Le cerveau ne dort jamais complètement. Même en phase de repos profond, il continue à surveiller son environnement. Des scientifiques de l’Université de Genève (UNIGE) et de l’Institut Pasteur viennent de démontrer que les sons dits «rugueux» – typiques des cris humains, des alarmes ou des pleurs de nourrissons – déclenchent systématiquement des réactions cérébrales nocturnes.
Ces résultats, publiés dans «Scientific Reports», permettent de mieux comprendre certains troubles sensoriels comme l’hyperacousie, mais aussi l’impact des nuisances sonores nocturnes sur notre santé.

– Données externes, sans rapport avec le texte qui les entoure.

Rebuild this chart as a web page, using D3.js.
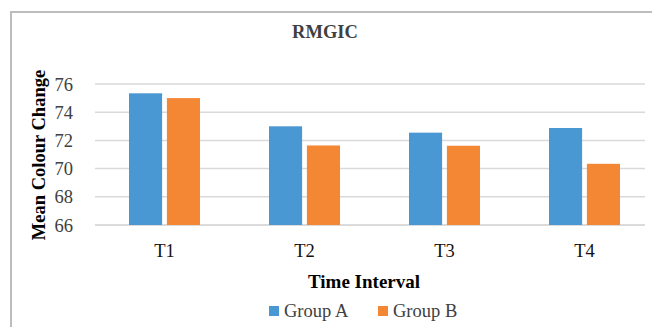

La rugosité sonore, un signal d’alerte inné
La rugosité est une caractéristique acoustique définie par des modulations rapides de l’intensité sonore (40 à 100 Hz). Elle diffère fortement du rythme plus lent de la parole, «dont le rythme syllabique varie entre 4 et 8 Hz», explique Luc Arnal, chercheur à l’Institut Pasteur, dans un
communiqué.
Les sons rugueux «bombardent le système auditif à haute fréquence, créant une sensation de stridence souvent désagréable», poursuit-il. Ces stimuli activent notamment l’amygdale, région du cerveau liée aux émotions et à la vigilance.
Enjeux médicaux et sociétaux
Ces travaux éclairent aussi des mécanismes impliqués dans certaines pathologies: hyperacousie, acouphènes, épilepsie ou encore maladie d’Alzheimer, où le traitement auditif est parfois altéré. «La surexposition à ces fréquences sonores déclenche des réactions émotionnelles très différentes selon les individus, allant jusqu’à des réactions totalement irrationnelles et même potentiellement violentes», note Luc Arnal.
«Nos investigations sont non seulement centrales pour comprendre certaines pathologies comme l’hyperacousie mais aussi pour décrire et expliquer l’impact très sérieux de l’environnement sonore sur la santé, en particulier la nuit.» Sophie Schwartz, Faculté de médecine de l’UNIGE et co-directrice de l’étude.
Dans un monde de plus en plus bruyant, ces résultats sont un signal d’alarme. «Il est essentiel de décrypter comment les sons affectent l’activité de notre cerveau pendant le sommeil et, par là-même, la santé physique et mentale de chacune et chacun d’entre nous», souligne Sophie Schwartz, co-directrice de l’étude.